Founder, Sommelier level 1, Wine Therapist

Scopo Divino is a business concept that Tim has had in the works for a long time. He has started a few business ventures over the years, but he’s really been on a search to find the right fit, the right thing that matches his personality, passion, and dedication. He grew up around wine, his parents took him wine tasting from the tender age of four, not that he was drinking that much wine at the time of course but being around it, being around the wineries, walking through their caves, feeling the wood, the cool damp halls of gigantic vats, something about that stuck with him. He’ll never forget the two hands it took for his first taste of a Burgundy Grand Cru from a glass easily as big as his young head.
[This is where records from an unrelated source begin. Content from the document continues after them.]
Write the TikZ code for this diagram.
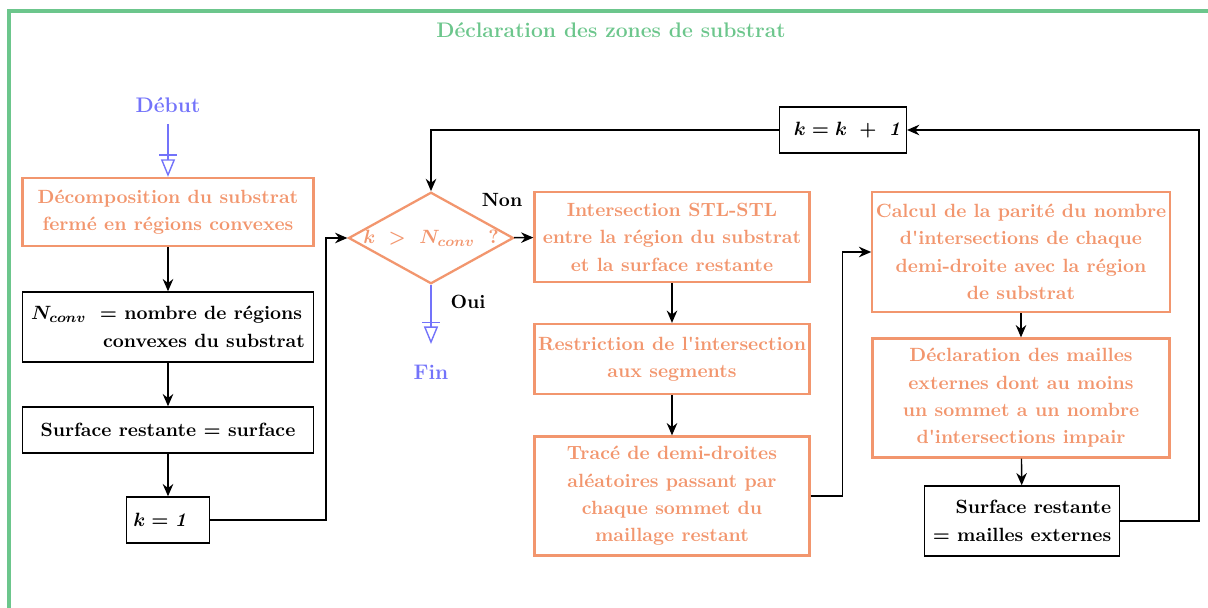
\documentclass[tikz,border=0pt]{standalone}
\usetikzlibrary{arrows.meta,shapes.geometric}
\definecolor{vert}{RGB}{108,198,140}
\definecolor{saumon}{RGB}{242,150,110}
\definecolor{bleu}{RGB}{115,115,250}

\begin{document}
\begin{tikzpicture}[x=0.02cm,y=-0.02cm,font=\bfseries\boldmath\fontsize{10.9}{15.6}\selectfont,
  etape/.style={draw=saumon,line width=1.3pt,text=saumon,align=center,inner sep=2pt},
  boite/.style={draw,line width=0.8pt,align=center,inner sep=2pt},
  decision/.style={diamond,draw=saumon,line width=1.3pt,text=saumon,shape aspect=1.8,inner sep=0pt,minimum width=3.3cm,minimum height=1.82cm},
  grand/.style={font=\bfseries\fontsize{12}{14}\selectfont},
  fl/.style={-{Stealth[length=7pt,width=6pt]},line width=0.8pt},
  bout/.style={bleu,line width=0.8pt,-{Bar[width=10pt,sep=2pt]Triangle[open,length=10pt,width=8pt]}}]
\useasboundingbox (0,0) rectangle (1208,608);
\draw[vert,line width=2.4pt] (9,11) rectangle (1240,650);
\node[grand,text=vert] (titre) at (611,30) {Déclaration des zones de substrat};
% colonne de gauche
\node[grand,text=bleu] (debut) at (168,105) {Début};
\node[etape,minimum width=5.82cm,minimum height=1.36cm] (decomp) at (168,212) {Décomposition du substrat\\fermé en régions convexes};
\node[boite,align=left,minimum width=5.82cm,minimum height=1.4cm] (nconv) at (168,327) {$N_{conv}\ =$ nombre de régions\\\hspace*{41pt}convexes du substrat};
\node[boite,minimum width=5.82cm,minimum height=0.92cm] (surf) at (168,430) {Surface restante = surface};
\node[boite,minimum width=1.66cm,minimum height=0.92cm] (kun) at (168,520) {$k = \mathit{1}$\hspace{8pt}};
% test
\node[decision] (test) at (431,238) {$k\ >\ N_{conv}\;\ ?$};
\node (non) at (502,200) {Non};
\node (oui) at (468,302) {Oui};
\coordinate (bas) at (431,344);
\node[grand,text=bleu] (fin) at (431,372) {Fin};
\node[boite,minimum width=2.48cm,minimum height=0.92cm] (kplus) at (843,130) {\hspace{6pt}$k = k\ +\ \mathit{1}$};
% colonne du milieu
\node[etape,minimum width=5.5cm,minimum height=1.8cm] (inter) at (672,237) {Intersection STL-STL\\entre la région du substrat\\et la surface restante};
\node[etape,minimum width=5.5cm,minimum height=1.4cm] (restr) at (672,359) {Restriction de l\textquotesingle intersection\\aux segments};
\node[etape,minimum width=5.5cm,minimum height=2.38cm] (trace) at (672,496) {Tracé de demi-droites\\aléatoires passant par\\chaque sommet du\\maillage restant};
% colonne de droite
\node[etape,minimum width=5.94cm,minimum height=2.4cm] (parite) at (1021,252) {Calcul de la parité du nombre\\d\textquotesingle intersections de chaque\\demi-droite avec la région\\de substrat};
\node[etape,minimum width=5.94cm,minimum height=2.38cm] (maill) at (1021,398) {Déclaration des mailles\\externes dont au moins\\un sommet a un nombre\\d\textquotesingle intersections impair};
\node[boite,align=right,minimum width=3.9cm,minimum height=1.4cm] (surf2) at (1022,521) {Surface restante\\= mailles externes};
% liaisons
\draw[bout,shorten <=3pt] (debut) -- (decomp);
\draw[bout] (test) -- (bas);
\foreach \a/\b in {decomp/nconv,nconv/surf,surf/kun,inter/restr,restr/trace,parite/maill,maill/surf2} {\draw[fl] (\a)--(\b);}
\draw[fl] (kun.east) -- ++(116,0) |- (test.west);
\draw[fl] (test) -- (inter);
\draw[fl] (kplus.west) -| (test.north);
\draw[fl] (trace.east) -- ++(32,0) |- (parite.west);
\draw[fl] (surf2.east) -- ++(79,0) |- (kplus.east);
\end{tikzpicture}
\end{document}
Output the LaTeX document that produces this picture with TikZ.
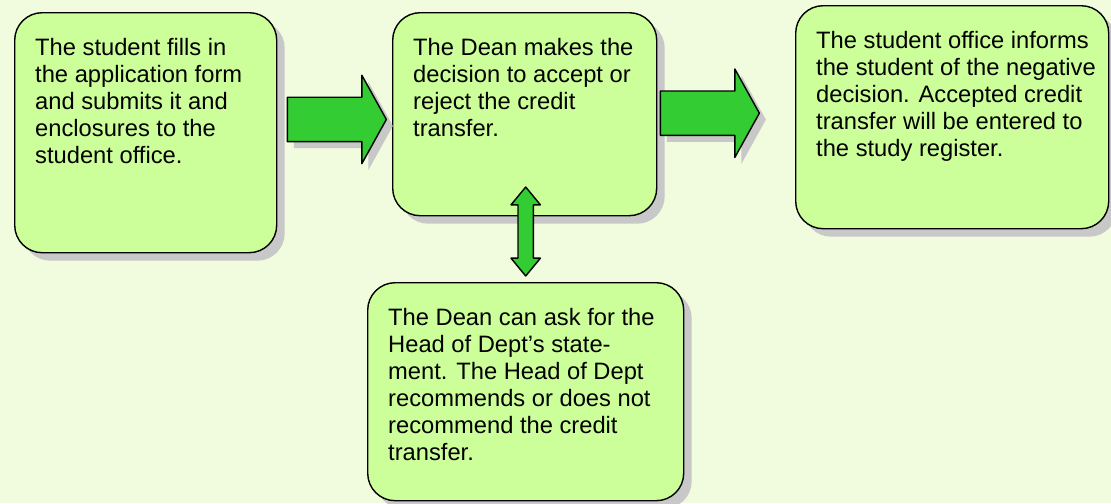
\documentclass[tikz,border=0pt]{standalone}
\usepackage{fontspec}
\setmainfont{Liberation Sans}
\usepackage{tikz}
\usetikzlibrary{calc, shapes.arrows, shadows}
\definecolor{bgcol}{HTML}{F1FBDD}
\definecolor{boxgreen}{HTML}{CCFF99}
\definecolor{arrowgreen}{HTML}{33CC33}
\definecolor{shadowgray}{HTML}{C8C8C8}
\newcommand{\boxtext}[3]{\parbox[c][#1][t]{#2}{\begin{tabular}[t]{@{}l@{}}#3\end{tabular}}}

\begin{document}
\begin{tikzpicture}[line cap=round,line join=round,
    stepbox/.style={draw=black, line width=0.8pt, fill=boxgreen, rounded corners=0.55cm,
        anchor=north west, inner xsep=0.41cm, inner ysep=0.48cm,
        font=\fontsize{13.5}{15.4}\selectfont,
        drop shadow={shadow xshift=0.16cm, shadow yshift=-0.16cm, fill=shadowgray, opacity=1}},
    flowarrow/.style={single arrow, draw=black, line width=0.8pt, fill=arrowgreen,
        inner xsep=0pt, inner ysep=0.43cm, minimum height=1.98cm,
        single arrow head extend=0.44cm, single arrow tip angle=122,
        drop shadow={shadow xshift=0.13cm, shadow yshift=-0.13cm, fill=shadowgray, opacity=1}},
    askarrow/.style={double arrow, draw=black, line width=0.8pt, fill=arrowgreen,
        inner xsep=0pt, inner ysep=0.14cm, minimum height=1.78cm,
        double arrow head extend=0.14cm, double arrow tip angle=79}]
        \fill [bgcol] (0,0) rectangle (22.22,10.06);
        \useasboundingbox (0,0) rectangle (22.22,10.06);
        \node [stepbox] (s1) at (0.28,9.82) {\boxtext{3.84cm}{4.42cm}{The student fills in\\ the application form\\ and submits it and\\ enclosures to the\\ student office.}};
        \node [stepbox] (s2) at (7.84,9.82) {\boxtext{3.10cm}{4.46cm}{The Dean makes the\\ decision to accept or\\ reject the credit\\ transfer.}};
        \node [stepbox] (s3) at (15.90,9.96) {\boxtext{3.50cm}{5.44cm}{The student office informs\\ the student of the negative\\ decision. Accepted credit\\ transfer will be entered to\\ the study register.}};
        \node [stepbox] (s4) at (7.34,4.42) {\boxtext{3.40cm}{5.50cm}{The Dean can ask for the\\ Head of Dept’s state-\\ ment. The Head of Dept\\ recommends or does not\\ recommend the credit\\ transfer.}};
        \node [flowarrow] (a1) at ($(s1.east)!0.5!(s2.west)+(-0.08,0.08)$) {};
        \node [flowarrow] (a2) at ($(s2.east)!0.5!(s3.west)+(-0.45,0.05)$) {};
        \node [askarrow, rotate=90] (a3) at ($(s4.north)+(0,1.01)$) {};
\end{tikzpicture}
\end{document}
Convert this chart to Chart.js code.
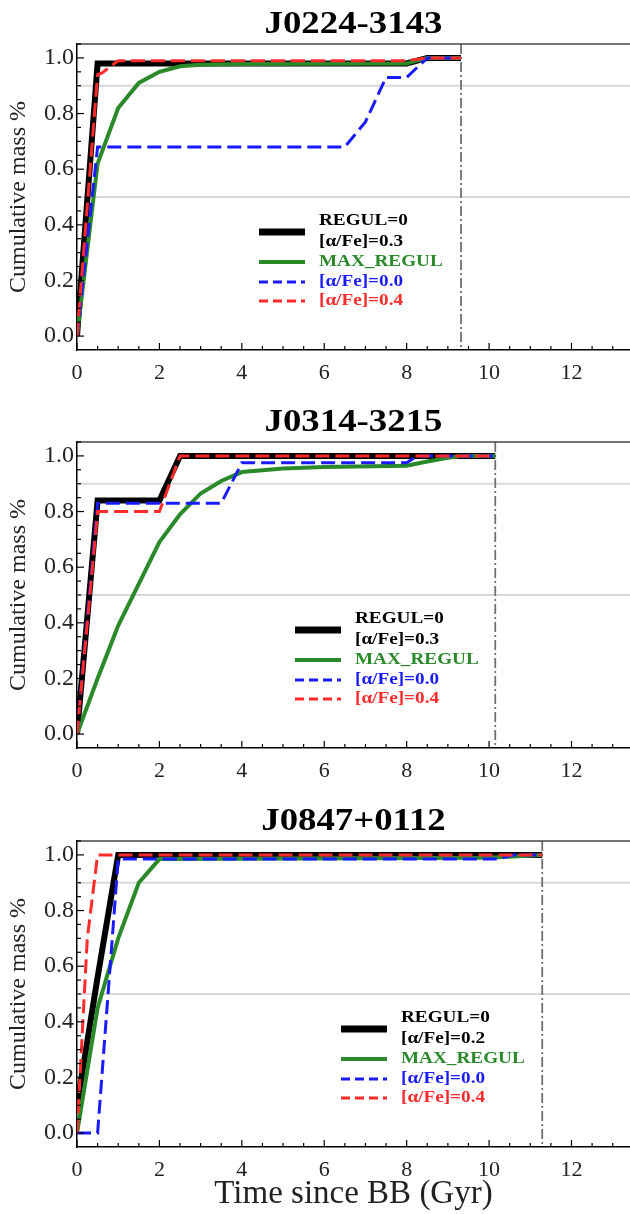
<!DOCTYPE html>
<html>
<head>
<meta charset="utf-8">
<script src="https://cdn.jsdelivr.net/npm/chart.js@4.4.1/dist/chart.umd.min.js"></script>
<style>
  body { margin: 0; background: #fff; }
  canvas { position: absolute; left: 0; }
</style>
</head>
<body>
<canvas id="p1" width="630" height="390" style="top:0px"></canvas>
<canvas id="p2" width="630" height="390" style="top:398px"></canvas>
<canvas id="p3" width="630" height="417" style="top:797px"></canvas>
<script>
// Data: [time (Gyr), cumulative mass fraction]
const titles = ["J0224-3143", "J0314-3215", "J0847+0112"];
const ageLimits = [9.32, 10.15, 11.29];
const alphaBest = ["0.3", "0.3", "0.2"];
const seriesNames = ["REGUL=0", "MAX_REGUL", "[\u03b1/Fe]=0.0", "[\u03b1/Fe]=0.4"];
const seriesColors = ["#000000", "#2a8a2a", "#1a1aff", "#ff2a2a"];
const yRefLines = [0.5, 0.9];

const j0224Regul = [[0, 0], [0.5, 0.98], [8, 0.98], [8.5, 1.0], [9.32, 1.0]];
const j0224Max = [[0, 0], [0.5, 0.62], [1, 0.82], [1.5, 0.91], [2, 0.95], [2.5, 0.97], [3, 0.975], [4, 0.978], [8, 0.98], [8.5, 1.0], [9.32, 1.0]];
const j0224Alpha00 = [[0, 0], [0.5, 0.68], [6.5, 0.68], [7, 0.77], [7.5, 0.93], [8, 0.93], [8.5, 1.0], [9.32, 1.0]];
const j0224Alpha04 = [[0, 0], [0.5, 0.94], [0.6, 0.945], [1, 0.99], [8, 0.99], [8.5, 1.0], [9.32, 1.0]];

const j0314Regul = [[0, 0], [0.5, 0.84], [2, 0.84], [2.5, 1.0], [10.15, 1.0]];
const j0314Max = [[0, 0], [0.5, 0.2], [1, 0.39], [1.5, 0.54], [2, 0.69], [2.5, 0.79], [3, 0.865], [3.5, 0.91], [4, 0.942], [5, 0.955], [6, 0.96], [8, 0.965], [8.5, 0.98], [9, 0.993], [9.3, 1.0], [10.15, 1.0]];
const j0314Alpha00 = [[0, 0], [0.5, 0.83], [3.5, 0.83], [4, 0.975], [8, 0.975], [8.25, 1.0], [10.15, 1.0]];
const j0314Alpha04 = [[0, 0], [0.5, 0.8], [2, 0.8], [2.5, 1.0], [10.15, 1.0]];

const j0847Regul = [[0, 0.1], [0.5, 0.56], [1, 1.0], [11.29, 1.0]];
const j0847Max = [[0, 0], [0.5, 0.45], [1, 0.7], [1.5, 0.9], [2, 0.985], [10, 0.99], [11.29, 1.0]];
const j0847Alpha00 = [[0, 0], [0.5, 0], [1, 0.985], [10.2, 0.985], [10.6, 1.0], [11.29, 1.0]];
const j0847Alpha04 = [[0, 0], [0.25, 0.7], [0.5, 1.0], [11.29, 1.0]];

const FONT = '"Liberation Serif", "Times New Roman", serif';
const lineWidths = [6, 4, 3, 3];
const lineDashes = [[], [], [14, 6], [14, 6]];

// text squeezed a bit wider, like in the original figure
function wideText(ctx, text, x, y, sx) {
  ctx.save();
  ctx.translate(x, y);
  ctx.scale(sx, 1);
  ctx.fillText(text, 0, 0);
  ctx.restore();
}

// draws the matplotlib-like bits: ref lines, inward ticks, title, legend
const decor = {
  id: "decor",
  beforeDatasetsDraw(chart, args, opts) {
    const ctx = chart.ctx;
    const area = chart.chartArea;
    const x = chart.scales.x;
    const y = chart.scales.y;
    ctx.save();
    ctx.strokeStyle = "#d9d9d9";
    ctx.lineWidth = 2;
    yRefLines.forEach(function (v) {
      const py = y.getPixelForValue(v);
      ctx.beginPath();
      ctx.moveTo(area.left, py);
      ctx.lineTo(area.right, py);
      ctx.stroke();
    });
    const px = x.getPixelForValue(opts.ageLimit);
    ctx.strokeStyle = "#707070";
    ctx.lineWidth = 1.8;
    ctx.setLineDash([10, 3, 2, 3]);
    ctx.beginPath();
    ctx.moveTo(px, area.top);
    ctx.lineTo(px, area.bottom);
    ctx.stroke();
    ctx.restore();
  },
  afterDatasetsDraw(chart, args, opts) {
    const ctx = chart.ctx;
    const area = chart.chartArea;
    const x = chart.scales.x;
    const y = chart.scales.y;
    ctx.save();

    // top spine
    ctx.strokeStyle = "#444";
    ctx.lineWidth = 1.5;
    ctx.beginPath();
    ctx.moveTo(area.left, area.top);
    ctx.lineTo(area.right, area.top);
    ctx.stroke();

    // inward ticks
    ctx.strokeStyle = "#000";
    ctx.lineWidth = 1.2;
    for (let i = 0; i * 0.5 <= x.max; i++) {
      const px = x.getPixelForValue(i * 0.5);
      const len = i % 4 === 0 ? 7 : 4;
      ctx.beginPath();
      ctx.moveTo(px, area.bottom);
      ctx.lineTo(px, area.bottom - len);
      ctx.stroke();
    }
    for (let i = 0; i * 0.05 <= y.max + 1e-9; i++) {
      const py = y.getPixelForValue(i * 0.05);
      const len = i % 4 === 0 ? 7 : 4;
      ctx.beginPath();
      ctx.moveTo(area.left, py);
      ctx.lineTo(area.left + len, py);
      ctx.stroke();
    }

    // title
    ctx.fillStyle = "#000";
    ctx.font = "bold 32px " + FONT;
    ctx.textAlign = "center";
    ctx.textBaseline = "alphabetic";
    wideText(ctx, opts.title, (area.left + area.right) / 2, 33, 1.15);

    // legend
    const lx = area.left + opts.legendX;
    const tx = lx + 60;
    const top = area.top;
    ctx.fillStyle = "rgba(255,255,255,0.85)";
    ctx.fillRect(lx - 8, top + 162, 200, 108);
    const rows = [188, 218, 238, 257];
    ctx.font = "bold 16px " + FONT;
    ctx.textAlign = "left";
    ctx.textBaseline = "middle";
    rows.forEach(function (ry, i) {
      ctx.strokeStyle = seriesColors[i];
      ctx.lineWidth = i === 0 ? 7 : lineWidths[i];
      ctx.setLineDash(i > 1 ? [9, 5] : []);
      ctx.beginPath();
      ctx.moveTo(lx, top + ry);
      ctx.lineTo(lx + 46, top + ry);
      ctx.stroke();
      ctx.fillStyle = seriesColors[i];
      if (i === 0) {
        wideText(ctx, seriesNames[0], tx, top + 177, 1.2);
        wideText(ctx, "[\u03b1/Fe]=" + opts.alpha, tx, top + 198, 1.2);
      } else {
        wideText(ctx, seriesNames[i], tx, top + ry, 1.2);
      }
    });
    ctx.restore();
  }
};

function makePanel(canvasId, idx, series, legendX, xAxisHeight, showXTitle) {
  const datasets = series.map(function (pts, i) {
    return {
      label: seriesNames[i],
      data: pts.map(function (p) { return { x: p[0], y: p[1] }; }),
      borderColor: seriesColors[i],
      borderWidth: lineWidths[i],
      borderDash: lineDashes[i],
      pointRadius: 0,
      tension: 0,
      fill: false,
      order: 4 - i
    };
  });

  new Chart(document.getElementById(canvasId), {
    type: "line",
    data: { datasets: datasets },
    options: {
      responsive: false,
      animation: false,
      layout: { padding: { top: 44, left: 0, right: 0, bottom: 0 } },
      plugins: {
        legend: { display: false },
        tooltip: { enabled: false },
        decor: {
          title: titles[idx],
          ageLimit: ageLimits[idx],
          alpha: alphaBest[idx],
          legendX: legendX
        }
      },
      scales: {
        x: {
          type: "linear",
          min: 0,
          max: 13.42,
          border: { color: "#000", width: 1.5 },
          grid: { display: false },
          ticks: {
            stepSize: 2,
            includeBounds: false,
            autoSkip: false,
            maxRotation: 0,
            padding: 2,
            color: "#222",
            font: { family: FONT, size: 22 }
          },
          title: {
            display: showXTitle,
            text: "Time since BB (Gyr)",
            color: "#222",
            font: { family: FONT, size: 33 },
            padding: { top: 0, bottom: 0 }
          },
          afterFit: function (scale) { scale.height = xAxisHeight; }
        },
        y: {
          min: -0.05,
          max: 1.05,
          border: { color: "#000", width: 1.5 },
          grid: { display: false, drawTicks: false },
          ticks: {
            stepSize: 0.2,
            includeBounds: false,
            padding: 3,
            color: "#222",
            font: { family: FONT, size: 24 },
            callback: function (v) { return v.toFixed(1); }
          },
          title: {
            display: true,
            text: "Cumulative mass %",
            color: "#222",
            font: { family: FONT, size: 24 },
            padding: { top: 4, bottom: 0 }
          },
          afterFit: function (scale) { scale.width = 77; }
        }
      }
    },
    plugins: [decor]
  });
}

makePanel("p1", 0, [j0224Regul, j0224Max, j0224Alpha00, j0224Alpha04], 182, 40, false);
makePanel("p2", 1, [j0314Regul, j0314Max, j0314Alpha00, j0314Alpha04], 218, 40, false);
makePanel("p3", 2, [j0847Regul, j0847Max, j0847Alpha00, j0847Alpha04], 264, 67, true);
</script>
</body>
</html>
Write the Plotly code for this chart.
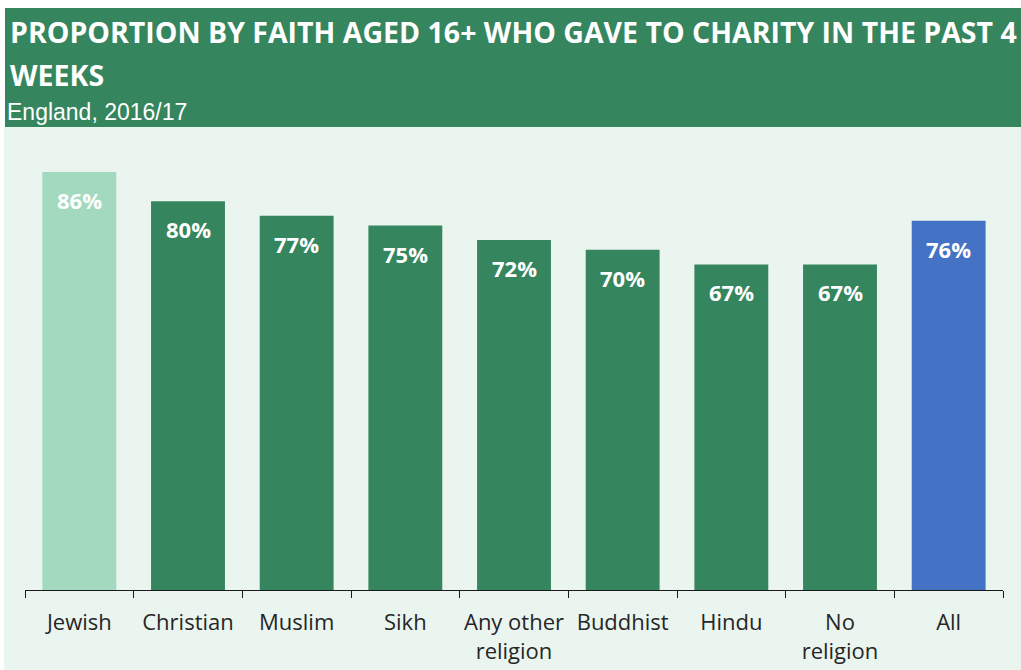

He has a personal library of wine now and has found himself to be a patient wine drinker and aficionado, enough so that he is now a level 1 Sommelier, with plans to continue studying. His other big desire is to entertain, having thrown parties and worked in a service position most of his life, it was only a matter of time for these two passions to merge with the want of a good business concept. It’s from this life that Scopo Divino was born. His intent is to bring a better wine bar and lounge to the city he loves.

Tim is a San Francisco native, born in the city and raised in Marin and Sonoma. He graduated from UC Santa Cruz with degrees in Screenwriting and Italian Literature. He spent the last 10+ years in advertising for local businesses in San Francisco. Working with and studying small business, he learned what works and doesn’t work, best practices and approaches to success, and made excellent connections that will serve him along the way.

Matthew “Russell” Woods

Executive Chef, Lead Food Therapist

A Transplant from New Orleans, chef woods has lived in the bay for four years and has been the executive chef of Schmidt’s and chef de cuisine for Alba Rays. Prior to his move to the Bay Area he worked under chef Susan Spicer and was the executive Sous chef of the grill room at the Windsor court as well as Bacchanal Fine Wine and Spirits. Having a background in both pasta making and intricate knowledge of charcuterie and well traveled, expect to see many new items on the menu from around the world.